Vast wealth isn’t enough; they want deference, too, and they’re doing their best to buy it. It has been amazing to read about erstwhile Democrats on Wall Street going all in for Mitt Romney, not because they believe that he has good policy ideas, but because they’re taking President Obama’s very mild criticism of financial excesses as a personal insult.
And it has been especially sad to see some Democratic politicians with ties to Wall Street, like Newark’s mayor, Cory Booker, dutifully rise to the defense of their friends’ surprisingly fragile egos.
As I said at the beginning, in a way Wall Street’s self-centered, self-absorbed behavior has been kind of funny. But while this behavior may be funny, it is also deeply immoral.
Think about where we are right now, in the fifth year of a slump brought on by irresponsible bankers. The bankers themselves have been bailed out, but the rest of the nation continues to suffer terribly, with long-term unemployment still at levels not seen since the Great Depression, with a whole cohort of young Americans graduating into an abysmal job market.

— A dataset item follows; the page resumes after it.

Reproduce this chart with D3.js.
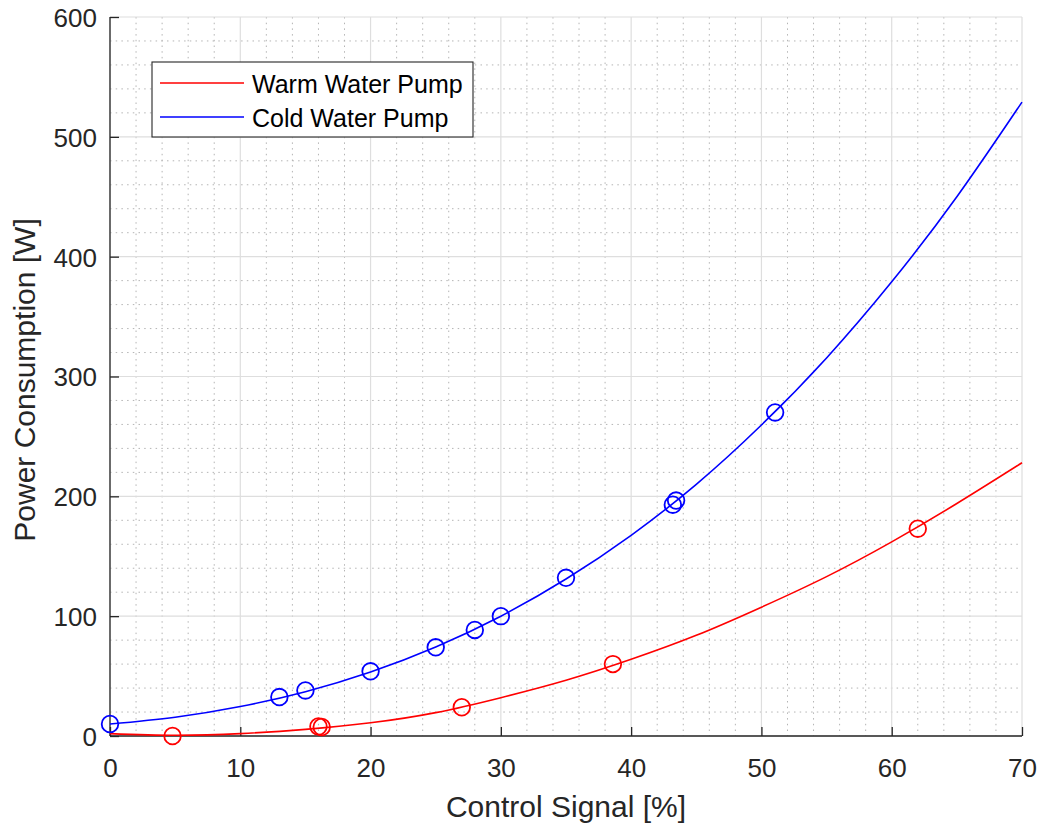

And in the midst of this national nightmare, all too many members of the economic elite seem mainly concerned with the way the president apparently hurt their feelings. That isn’t funny. It’s shameful.
You tell'em, Dr. K.
Comments
William LeGro
Los Angeles
The worst thing about these people is this: They serve no useful purpose in our economy. What they make is money - that's it. They use that money to make more money, ad nauseam, and they buy themselves nice stuff - like that creep Stephen Schwarzman and his $3-million birthday party and his $37-million Park Avenue apartment.
Y'know what? These people are not only sociopathic - i.e., me-me-me is the extent of their entire world. They are also parasites on the rest of us. Whatever they claim is their crucial value to our economy, the truth is that we were doing fine before they ever came along.
And when they came along, they didn't even pretend to make anything of value except money, and that money was for themselves. This is a profound character flaw that should not be allowed to dominate the financial system of any nation, let alone ours with our 312 million normal people.
Frankly speaking - if I haven't been frank enough already - what they do should be illegal. That is the only way to control such anti-social behavior.